Directions
Please quote the material exactly, every line of it.
◆ ◆ ◆
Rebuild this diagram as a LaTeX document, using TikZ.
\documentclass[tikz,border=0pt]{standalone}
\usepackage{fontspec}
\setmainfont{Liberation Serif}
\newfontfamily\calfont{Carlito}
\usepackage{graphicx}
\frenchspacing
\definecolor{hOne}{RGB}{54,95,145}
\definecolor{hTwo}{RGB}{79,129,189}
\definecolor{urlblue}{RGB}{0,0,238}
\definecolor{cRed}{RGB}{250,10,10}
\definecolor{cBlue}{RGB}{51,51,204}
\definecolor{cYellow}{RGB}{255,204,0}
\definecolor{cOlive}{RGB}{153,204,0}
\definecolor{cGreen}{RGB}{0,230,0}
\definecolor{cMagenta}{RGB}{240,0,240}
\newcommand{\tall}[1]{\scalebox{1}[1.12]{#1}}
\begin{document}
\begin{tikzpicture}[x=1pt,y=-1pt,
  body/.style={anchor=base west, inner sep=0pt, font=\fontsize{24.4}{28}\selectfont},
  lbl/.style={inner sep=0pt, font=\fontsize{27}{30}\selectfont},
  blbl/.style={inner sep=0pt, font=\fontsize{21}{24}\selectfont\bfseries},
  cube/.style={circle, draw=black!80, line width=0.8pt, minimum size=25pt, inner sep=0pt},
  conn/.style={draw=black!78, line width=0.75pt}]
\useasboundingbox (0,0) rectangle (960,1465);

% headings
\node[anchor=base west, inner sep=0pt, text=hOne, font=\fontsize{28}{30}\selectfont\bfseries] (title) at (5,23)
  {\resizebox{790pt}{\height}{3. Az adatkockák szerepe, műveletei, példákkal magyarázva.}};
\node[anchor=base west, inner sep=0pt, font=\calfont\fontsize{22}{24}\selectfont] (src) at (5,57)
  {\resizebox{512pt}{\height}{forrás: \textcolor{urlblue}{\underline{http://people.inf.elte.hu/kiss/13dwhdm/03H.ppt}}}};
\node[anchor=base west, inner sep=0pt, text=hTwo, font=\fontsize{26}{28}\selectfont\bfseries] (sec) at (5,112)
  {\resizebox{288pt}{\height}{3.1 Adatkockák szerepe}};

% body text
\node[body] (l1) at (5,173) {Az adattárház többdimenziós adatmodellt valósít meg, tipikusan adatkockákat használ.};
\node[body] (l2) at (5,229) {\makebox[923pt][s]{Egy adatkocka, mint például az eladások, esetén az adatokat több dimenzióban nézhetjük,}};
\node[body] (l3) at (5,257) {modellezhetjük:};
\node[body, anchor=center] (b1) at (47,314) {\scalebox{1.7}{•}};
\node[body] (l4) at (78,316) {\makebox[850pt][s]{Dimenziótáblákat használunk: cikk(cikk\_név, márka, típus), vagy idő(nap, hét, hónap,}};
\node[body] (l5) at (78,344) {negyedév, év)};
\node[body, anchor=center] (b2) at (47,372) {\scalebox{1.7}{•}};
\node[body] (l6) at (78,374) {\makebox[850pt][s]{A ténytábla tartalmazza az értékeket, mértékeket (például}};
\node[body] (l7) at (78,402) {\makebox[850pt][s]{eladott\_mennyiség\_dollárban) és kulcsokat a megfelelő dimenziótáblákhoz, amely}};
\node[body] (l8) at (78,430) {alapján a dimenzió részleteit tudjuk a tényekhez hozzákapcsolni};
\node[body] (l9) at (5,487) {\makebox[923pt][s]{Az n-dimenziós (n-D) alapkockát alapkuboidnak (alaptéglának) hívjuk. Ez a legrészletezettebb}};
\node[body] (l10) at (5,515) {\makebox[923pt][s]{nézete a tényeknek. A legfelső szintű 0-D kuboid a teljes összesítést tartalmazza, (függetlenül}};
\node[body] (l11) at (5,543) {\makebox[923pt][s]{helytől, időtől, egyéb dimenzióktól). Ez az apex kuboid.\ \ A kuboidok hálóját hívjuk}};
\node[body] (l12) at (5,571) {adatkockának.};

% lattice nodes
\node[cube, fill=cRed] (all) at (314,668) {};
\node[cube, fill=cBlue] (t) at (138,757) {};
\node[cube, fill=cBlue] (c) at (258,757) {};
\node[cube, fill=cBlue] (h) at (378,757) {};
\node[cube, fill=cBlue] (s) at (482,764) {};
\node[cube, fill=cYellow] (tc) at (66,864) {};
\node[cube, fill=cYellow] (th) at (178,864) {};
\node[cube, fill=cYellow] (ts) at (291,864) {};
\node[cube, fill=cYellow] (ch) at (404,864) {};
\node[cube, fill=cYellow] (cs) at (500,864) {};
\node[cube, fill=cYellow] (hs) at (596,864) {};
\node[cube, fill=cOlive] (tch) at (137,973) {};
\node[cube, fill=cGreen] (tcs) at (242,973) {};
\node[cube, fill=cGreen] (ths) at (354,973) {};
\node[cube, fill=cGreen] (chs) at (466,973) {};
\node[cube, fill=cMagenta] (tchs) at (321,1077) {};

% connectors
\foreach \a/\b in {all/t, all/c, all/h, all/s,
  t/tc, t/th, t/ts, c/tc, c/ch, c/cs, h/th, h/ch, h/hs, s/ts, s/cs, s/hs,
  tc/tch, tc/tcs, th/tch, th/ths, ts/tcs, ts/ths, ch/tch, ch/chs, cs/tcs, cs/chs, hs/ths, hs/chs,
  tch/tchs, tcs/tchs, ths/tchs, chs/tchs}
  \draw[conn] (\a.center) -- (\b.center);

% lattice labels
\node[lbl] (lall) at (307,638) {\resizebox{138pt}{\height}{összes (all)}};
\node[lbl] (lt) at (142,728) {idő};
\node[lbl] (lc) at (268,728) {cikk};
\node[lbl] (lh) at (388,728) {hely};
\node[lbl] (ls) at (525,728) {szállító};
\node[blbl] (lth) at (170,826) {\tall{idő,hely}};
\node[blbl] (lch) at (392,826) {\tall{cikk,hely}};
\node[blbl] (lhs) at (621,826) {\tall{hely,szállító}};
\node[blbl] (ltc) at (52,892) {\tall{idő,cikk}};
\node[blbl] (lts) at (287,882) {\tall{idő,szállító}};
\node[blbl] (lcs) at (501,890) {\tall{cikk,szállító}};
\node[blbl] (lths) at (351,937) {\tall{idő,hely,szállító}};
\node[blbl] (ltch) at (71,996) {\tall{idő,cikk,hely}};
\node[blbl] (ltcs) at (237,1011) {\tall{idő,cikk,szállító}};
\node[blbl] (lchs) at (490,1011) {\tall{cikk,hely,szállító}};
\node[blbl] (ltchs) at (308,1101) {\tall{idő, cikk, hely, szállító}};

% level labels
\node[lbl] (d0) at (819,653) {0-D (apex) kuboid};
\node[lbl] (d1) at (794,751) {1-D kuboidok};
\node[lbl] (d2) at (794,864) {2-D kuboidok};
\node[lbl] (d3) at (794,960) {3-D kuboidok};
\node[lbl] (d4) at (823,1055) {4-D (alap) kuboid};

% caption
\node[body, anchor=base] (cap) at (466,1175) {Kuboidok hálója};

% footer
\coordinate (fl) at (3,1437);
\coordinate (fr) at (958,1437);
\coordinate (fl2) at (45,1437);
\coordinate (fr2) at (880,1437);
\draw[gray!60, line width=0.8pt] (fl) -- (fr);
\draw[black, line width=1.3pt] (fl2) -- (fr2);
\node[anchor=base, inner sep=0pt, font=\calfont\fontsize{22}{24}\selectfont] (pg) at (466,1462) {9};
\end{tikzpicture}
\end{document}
◆ ◆ ◆
Solution for this exercise
Rebuild this diagram as a LaTeX document, using TikZ.
\documentclass[tikz,border=0pt]{standalone}
\usepackage{fontspec}
\setmainfont{Liberation Serif}
\newfontfamily\calfont{Carlito}
\usepackage{graphicx}
\frenchspacing
\definecolor{hOne}{RGB}{54,95,145}
\definecolor{hTwo}{RGB}{79,129,189}
\definecolor{urlblue}{RGB}{0,0,238}
\definecolor{cRed}{RGB}{250,10,10}
\definecolor{cBlue}{RGB}{51,51,204}
\definecolor{cYellow}{RGB}{255,204,0}
\definecolor{cOlive}{RGB}{153,204,0}
\definecolor{cGreen}{RGB}{0,230,0}
\definecolor{cMagenta}{RGB}{240,0,240}
\newcommand{\tall}[1]{\scalebox{1}[1.12]{#1}}
\begin{document}
\begin{tikzpicture}[x=1pt,y=-1pt,
  body/.style={anchor=base west, inner sep=0pt, font=\fontsize{24.4}{28}\selectfont},
  lbl/.style={inner sep=0pt, font=\fontsize{27}{30}\selectfont},
  blbl/.style={inner sep=0pt, font=\fontsize{21}{24}\selectfont\bfseries},
  cube/.style={circle, draw=black!80, line width=0.8pt, minimum size=25pt, inner sep=0pt},
  conn/.style={draw=black!78, line width=0.75pt}]
\useasboundingbox (0,0) rectangle (960,1465);

% headings
\node[anchor=base west, inner sep=0pt, text=hOne, font=\fontsize{28}{30}\selectfont\bfseries] (title) at (5,23)
  {\resizebox{790pt}{\height}{3. Az adatkockák szerepe, műveletei, példákkal magyarázva.}};
\node[anchor=base west, inner sep=0pt, font=\calfont\fontsize{22}{24}\selectfont] (src) at (5,57)
  {\resizebox{512pt}{\height}{forrás: \textcolor{urlblue}{\underline{http://people.inf.elte.hu/kiss/13dwhdm/03H.ppt}}}};
\node[anchor=base west, inner sep=0pt, text=hTwo, font=\fontsize{26}{28}\selectfont\bfseries] (sec) at (5,112)
  {\resizebox{288pt}{\height}{3.1 Adatkockák szerepe}};

% body text
\node[body] (l1) at (5,173) {Az adattárház többdimenziós adatmodellt valósít meg, tipikusan adatkockákat használ.};
\node[body] (l2) at (5,229) {\makebox[923pt][s]{Egy adatkocka, mint például az eladások, esetén az adatokat több dimenzióban nézhetjük,}};
\node[body] (l3) at (5,257) {modellezhetjük:};
\node[body, anchor=center] (b1) at (47,314) {\scalebox{1.7}{•}};
\node[body] (l4) at (78,316) {\makebox[850pt][s]{Dimenziótáblákat használunk: cikk(cikk\_név, márka, típus), vagy idő(nap, hét, hónap,}};
\node[body] (l5) at (78,344) {negyedév, év)};
\node[body, anchor=center] (b2) at (47,372) {\scalebox{1.7}{•}};
\node[body] (l6) at (78,374) {\makebox[850pt][s]{A ténytábla tartalmazza az értékeket, mértékeket (például}};
\node[body] (l7) at (78,402) {\makebox[850pt][s]{eladott\_mennyiség\_dollárban) és kulcsokat a megfelelő dimenziótáblákhoz, amely}};
\node[body] (l8) at (78,430) {alapján a dimenzió részleteit tudjuk a tényekhez hozzákapcsolni};
\node[body] (l9) at (5,487) {\makebox[923pt][s]{Az n-dimenziós (n-D) alapkockát alapkuboidnak (alaptéglának) hívjuk. Ez a legrészletezettebb}};
\node[body] (l10) at (5,515) {\makebox[923pt][s]{nézete a tényeknek. A legfelső szintű 0-D kuboid a teljes összesítést tartalmazza, (függetlenül}};
\node[body] (l11) at (5,543) {\makebox[923pt][s]{helytől, időtől, egyéb dimenzióktól). Ez az apex kuboid.\ \ A kuboidok hálóját hívjuk}};
\node[body] (l12) at (5,571) {adatkockának.};

% lattice nodes
\node[cube, fill=cRed] (all) at (314,668) {};
\node[cube, fill=cBlue] (t) at (138,757) {};
\node[cube, fill=cBlue] (c) at (258,757) {};
\node[cube, fill=cBlue] (h) at (378,757) {};
\node[cube, fill=cBlue] (s) at (482,764) {};
\node[cube, fill=cYellow] (tc) at (66,864) {};
\node[cube, fill=cYellow] (th) at (178,864) {};
\node[cube, fill=cYellow] (ts) at (291,864) {};
\node[cube, fill=cYellow] (ch) at (404,864) {};
\node[cube, fill=cYellow] (cs) at (500,864) {};
\node[cube, fill=cYellow] (hs) at (596,864) {};
\node[cube, fill=cOlive] (tch) at (137,973) {};
\node[cube, fill=cGreen] (tcs) at (242,973) {};
\node[cube, fill=cGreen] (ths) at (354,973) {};
\node[cube, fill=cGreen] (chs) at (466,973) {};
\node[cube, fill=cMagenta] (tchs) at (321,1077) {};

% connectors
\foreach \a/\b in {all/t, all/c, all/h, all/s,
  t/tc, t/th, t/ts, c/tc, c/ch, c/cs, h/th, h/ch, h/hs, s/ts, s/cs, s/hs,
  tc/tch, tc/tcs, th/tch, th/ths, ts/tcs, ts/ths, ch/tch, ch/chs, cs/tcs, cs/chs, hs/ths, hs/chs,
  tch/tchs, tcs/tchs, ths/tchs, chs/tchs}
  \draw[conn] (\a.center) -- (\b.center);

% lattice labels
\node[lbl] (lall) at (307,638) {\resizebox{138pt}{\height}{összes (all)}};
\node[lbl] (lt) at (142,728) {idő};
\node[lbl] (lc) at (268,728) {cikk};
\node[lbl] (lh) at (388,728) {hely};
\node[lbl] (ls) at (525,728) {szállító};
\node[blbl] (lth) at (170,826) {\tall{idő,hely}};
\node[blbl] (lch) at (392,826) {\tall{cikk,hely}};
\node[blbl] (lhs) at (621,826) {\tall{hely,szállító}};
\node[blbl] (ltc) at (52,892) {\tall{idő,cikk}};
\node[blbl] (lts) at (287,882) {\tall{idő,szállító}};
\node[blbl] (lcs) at (501,890) {\tall{cikk,szállító}};
\node[blbl] (lths) at (351,937) {\tall{idő,hely,szállító}};
\node[blbl] (ltch) at (71,996) {\tall{idő,cikk,hely}};
\node[blbl] (ltcs) at (237,1011) {\tall{idő,cikk,szállító}};
\node[blbl] (lchs) at (490,1011) {\tall{cikk,hely,szállító}};
\node[blbl] (ltchs) at (308,1101) {\tall{idő, cikk, hely, szállító}};

% level labels
\node[lbl] (d0) at (819,653) {0-D (apex) kuboid};
\node[lbl] (d1) at (794,751) {1-D kuboidok};
\node[lbl] (d2) at (794,864) {2-D kuboidok};
\node[lbl] (d3) at (794,960) {3-D kuboidok};
\node[lbl] (d4) at (823,1055) {4-D (alap) kuboid};

% caption
\node[body, anchor=base] (cap) at (466,1175) {Kuboidok hálója};

% footer
\coordinate (fl) at (3,1437);
\coordinate (fr) at (958,1437);
\coordinate (fl2) at (45,1437);
\coordinate (fr2) at (880,1437);
\draw[gray!60, line width=0.8pt] (fl) -- (fr);
\draw[black, line width=1.3pt] (fl2) -- (fr2);
\node[anchor=base, inner sep=0pt, font=\calfont\fontsize{22}{24}\selectfont] (pg) at (466,1462) {9};
\end{tikzpicture}
\end{document}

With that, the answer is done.